* _EXERCISE_: Without including any images, repeat the data exactly.

── DATA SEGMENT ──

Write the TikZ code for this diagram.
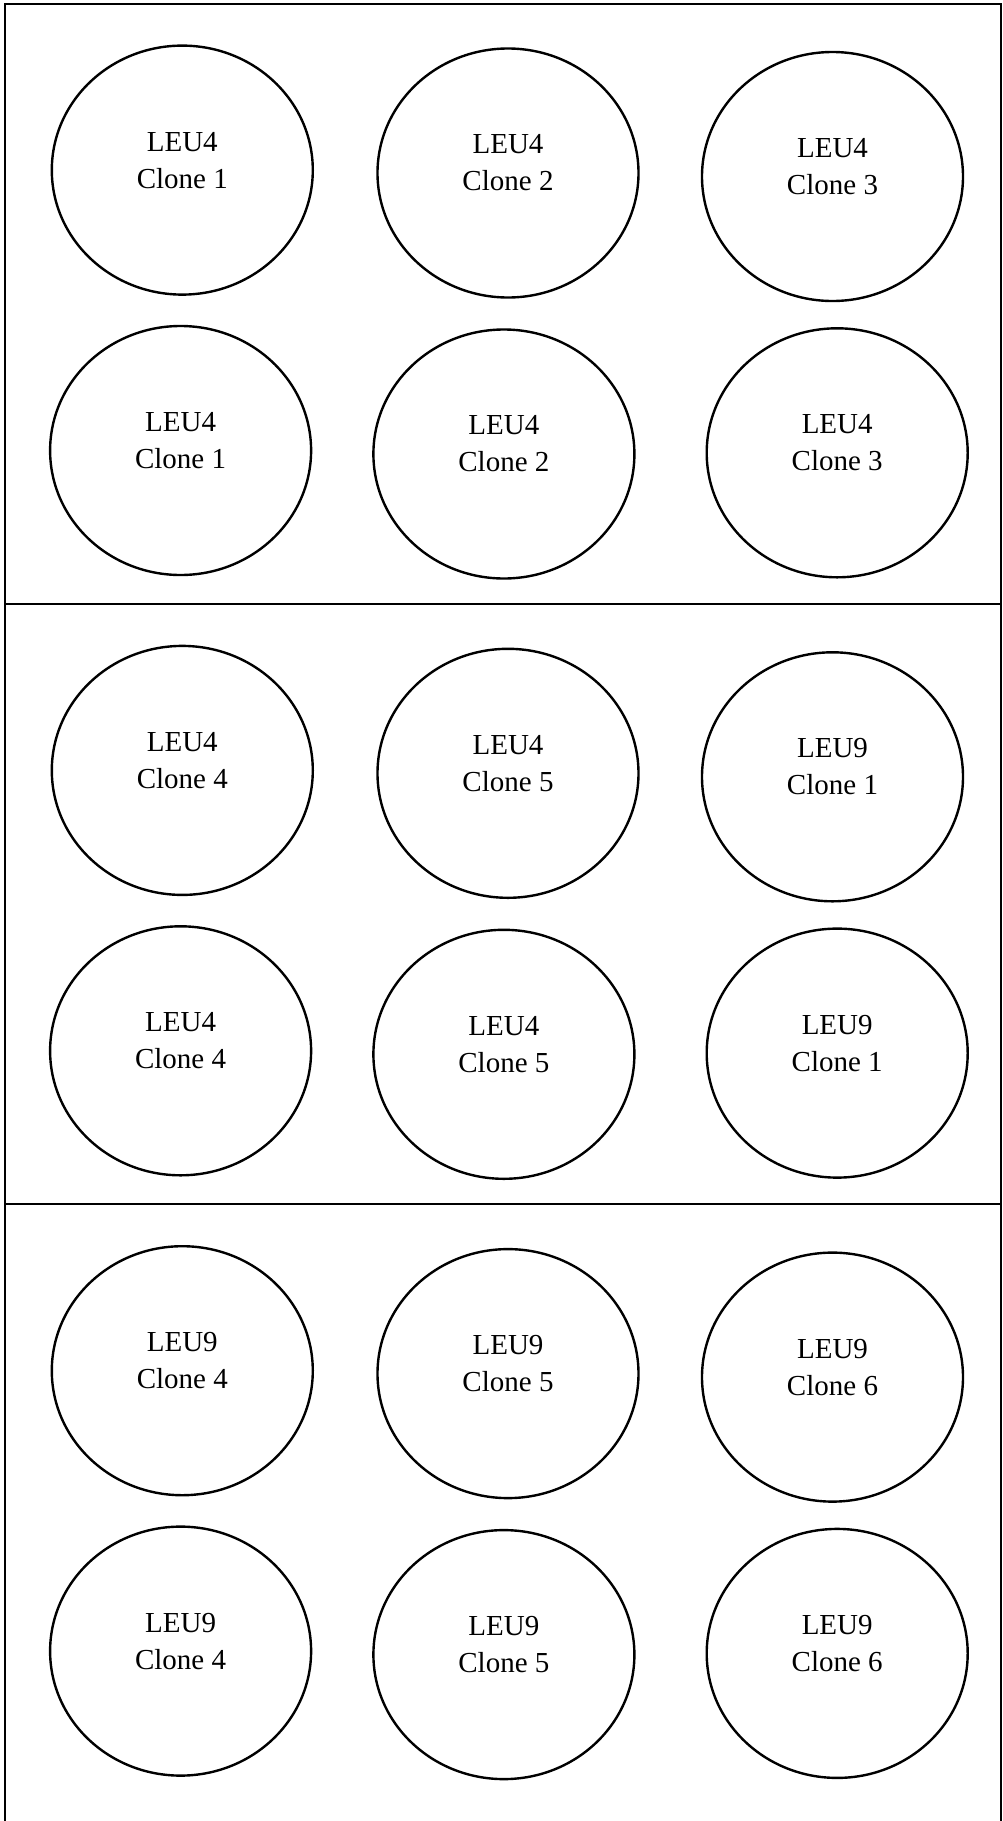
\documentclass[tikz,border=0pt]{standalone}
\usepackage{fontspec}
\setmainfont{Liberation Serif}
\usetikzlibrary{shapes.geometric}
\begin{document}
\begin{tikzpicture}[x=1pt,y=-1pt,
  cell/.style={ellipse,draw,line width=2.4pt,minimum width=261pt,minimum height=249pt,inner sep=0pt,outer sep=0pt},
  lbl/.style={align=center,font=\fontsize{29}{37}\selectfont,inner sep=0pt},
  frame/.style={line width=2pt}]
\useasboundingbox (0,0) rectangle (1002,1821);
\coordinate (tl) at (4.6,3.5);
\coordinate (tr) at (1000.5,3.5);
\coordinate (bl) at (4.6,1821);
\coordinate (br) at (1000.5,1821);
\coordinate (d1l) at (4.6,604);
\coordinate (d1r) at (1000.5,604);
\coordinate (d2l) at (4.6,1204.3);
\coordinate (d2r) at (1000.5,1204.3);
\draw[frame] (bl) -- (tl) -- (tr) -- (br);
\draw[frame] (d1l) -- (d1r);
\draw[frame] (d2l) -- (d2r);
\foreach \s/\off/\ga/\ca/\gb/\cb/\gc/\cc in {1/0/LEU4/1/LEU4/2/LEU4/3, 2/600.3/LEU4/4/LEU4/5/LEU9/1, 3/1200.6/LEU9/4/LEU9/5/LEU9/6}{
  \foreach \r/\xa/\ya/\xb/\yb/\xc/\yc in {1/182.3/170.1/508/173/832.5/176.5, 2/180.6/450.5/503.9/454/837.2/452.8}{
    \node[cell] (e\s\r a) at (\xa,\ya+\off) {};
    \node[lbl] (t\s\r a) at ([yshift=10pt]e\s\r a.center) {\ga\\Clone \ca};
    \node[cell] (e\s\r b) at (\xb,\yb+\off) {};
    \node[lbl] (t\s\r b) at ([yshift=10pt]e\s\r b.center) {\gb\\Clone \cb};
    \node[cell] (e\s\r c) at (\xc,\yc+\off) {};
    \node[lbl] (t\s\r c) at ([yshift=10pt]e\s\r c.center) {\gc\\Clone \cc};
  }
}
\end{tikzpicture}
\end{document}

───

* _FULL SOLUTION_:
Write the TikZ code for this diagram.
\documentclass[tikz,border=0pt]{standalone}
\usepackage{fontspec}
\setmainfont{Liberation Serif}
\usetikzlibrary{shapes.geometric}
\begin{document}
\begin{tikzpicture}[x=1pt,y=-1pt,
  cell/.style={ellipse,draw,line width=2.4pt,minimum width=261pt,minimum height=249pt,inner sep=0pt,outer sep=0pt},
  lbl/.style={align=center,font=\fontsize{29}{37}\selectfont,inner sep=0pt},
  frame/.style={line width=2pt}]
\useasboundingbox (0,0) rectangle (1002,1821);
\coordinate (tl) at (4.6,3.5);
\coordinate (tr) at (1000.5,3.5);
\coordinate (bl) at (4.6,1821);
\coordinate (br) at (1000.5,1821);
\coordinate (d1l) at (4.6,604);
\coordinate (d1r) at (1000.5,604);
\coordinate (d2l) at (4.6,1204.3);
\coordinate (d2r) at (1000.5,1204.3);
\draw[frame] (bl) -- (tl) -- (tr) -- (br);
\draw[frame] (d1l) -- (d1r);
\draw[frame] (d2l) -- (d2r);
\foreach \s/\off/\ga/\ca/\gb/\cb/\gc/\cc in {1/0/LEU4/1/LEU4/2/LEU4/3, 2/600.3/LEU4/4/LEU4/5/LEU9/1, 3/1200.6/LEU9/4/LEU9/5/LEU9/6}{
  \foreach \r/\xa/\ya/\xb/\yb/\xc/\yc in {1/182.3/170.1/508/173/832.5/176.5, 2/180.6/450.5/503.9/454/837.2/452.8}{
    \node[cell] (e\s\r a) at (\xa,\ya+\off) {};
    \node[lbl] (t\s\r a) at ([yshift=10pt]e\s\r a.center) {\ga\\Clone \ca};
    \node[cell] (e\s\r b) at (\xb,\yb+\off) {};
    \node[lbl] (t\s\r b) at ([yshift=10pt]e\s\r b.center) {\gb\\Clone \cb};
    \node[cell] (e\s\r c) at (\xc,\yc+\off) {};
    \node[lbl] (t\s\r c) at ([yshift=10pt]e\s\r c.center) {\gc\\Clone \cc};
  }
}
\end{tikzpicture}
\end{document}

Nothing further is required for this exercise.